Tutti questi video non sono uno stucchevole amarcord, ma servono a mettere i puntini sulle “I”, se si omette un particolare fondamentale non solo non si è obiettivi nella ricostruzione dei fatti, ma questi non sono comprensibili nella loro complessità.

Il fondamentalismo. Di chi è la responsabilità?

Qualcuno dice: “Noi lo sapevamo, senza il dittatore laico il Paese sarebbe sprofondato nel caos”.

È aver lasciato un popolo disarmato al giornaliero massacro del regime ad aver causato tutto questo.

Fin dal maggio 2011 il regime parlava di terroristi: i manifestanti disarmati erano terroristi, gli attivisti erano terroristi, così come i giornalisti che denunciavano quanto avveniva. Il 16 febbraio 2012 veniva arrestato a Damasco assieme al suo staff Mazen Darwish, direttore del Centro siriano per i media e la libertà di espressione. L’accusa era di “aver pubblicizzato atti terroristici”. Chi si è opposto anche pacificamente al regime siriano è stato accusato di terrorismo, opporsi a un regime in una dittatura è atto di terrorismo.

Secondo Human Rights Watch (Hrw), l’organizzazione internazionale basata a New York e la cui legittimità è riconosciuta dallo stesso presidente siriano Bashar al Asad (in un’intervista alla tv russa nel 2012 ha citato come autorevoli dei reports di Hrw), il tribunale speciale utilizza le disposizioni della legge antiterrorismo per condannare gli attivisti pacifici con l’accusa di favoreggiamento al terrorismo. Le accuse contro gli attivisti fanno riferimento formalmente ad “atti di terrorismo”, ma di fatto vengono applicate a una sorta di “reati” che nulla hanno di terroristico, come distribuzione di aiuti nelle zone liberate, partecipazione alle proteste e documentazione delle violazioni dei diritti umani.

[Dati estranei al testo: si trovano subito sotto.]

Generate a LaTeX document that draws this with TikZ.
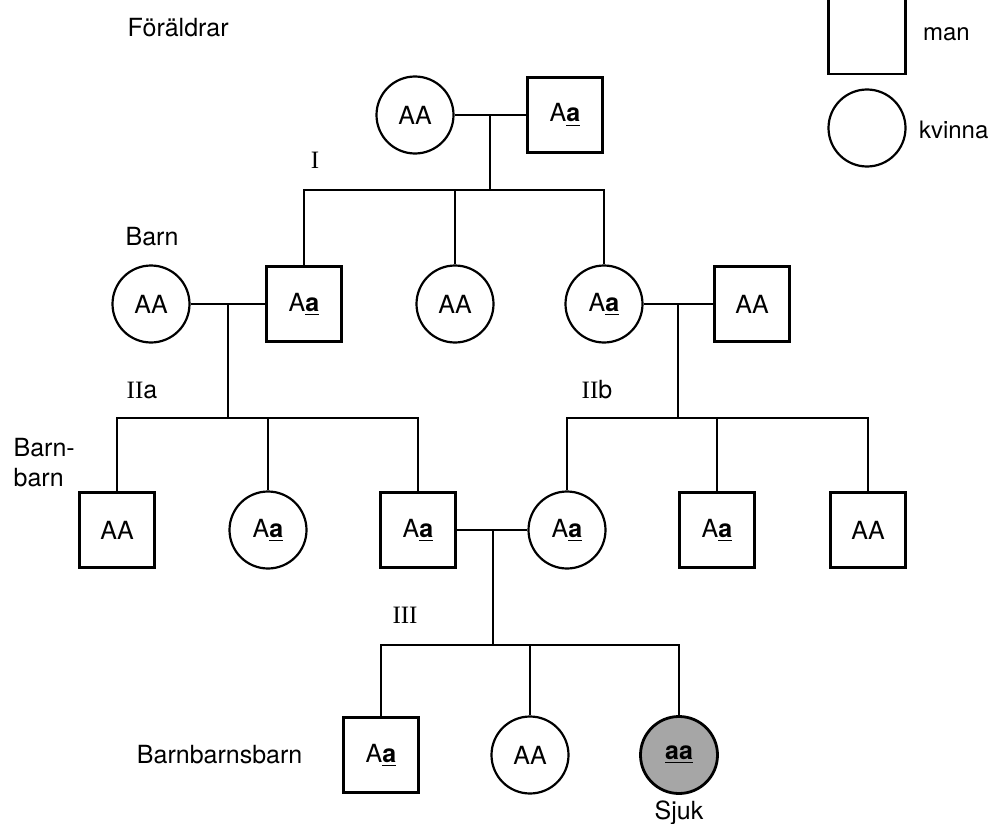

L’immobilismo americano e occidentale non ha riempito il vuoto creatosi in alcuni territori persi dal regime, in quelle aree conquistate inizialmente dall’Esercito libero siriano (Esl). Il sostegno a quello che era principalmente un esercito a-confessionale è stato blando, il sostegno anche morale alla società civile che resisteva, agli attivisti e agli organismi di denuncia delle violazioni è stato nullo.

Allora, il geo-politologo nostrano dormiva, quando non sosteneva esplicitamente Asad.

Quel vuoto tuttavia è stato riempito velocemente grazie agli ingenti finanziamenti dei sostenitori privati dei Paesi del Golfo, che hanno fatto la loro scelta, i loro cavalli vincenti non erano i pacifisti e gli attivisti, nemmeno alcune brigate laiche dell’Esl, ma salafiti e jihadisti pronti a imporre in Siria un Islam di stampo wahhabita o estremista.

Alcune premesse si erano già avute durante l’assedio di Baba Amr, a Homs (gennaio-febbraio 2012). Nel suo “Taccuino siriano” Jonathan Littell riporta un discorso con un combattente, racconta Muhannad: Ci sono dei morti tutti i giorni. La posizione della Lega araba è debole, la posizione internazionale è debole, quindi tra noi prende piede l’idea del jihad… Vogliamo che tutti i combattenti del mondo arabo vengano a combattere con noi… Se si passa al jihad, si passa alla fase della rivoluzione militarizzata”.

Ma un altro combattente replicava: No, se lo si fa, si passa a una guerra generalizzata”.

Scrivevo allora che il massacro continuo dei siriani e il mancato appoggio alla società civile non violenta, avrebbe causato una confessionalizzazione del conflitto e un maggiore rischio in futuro per le minoranze.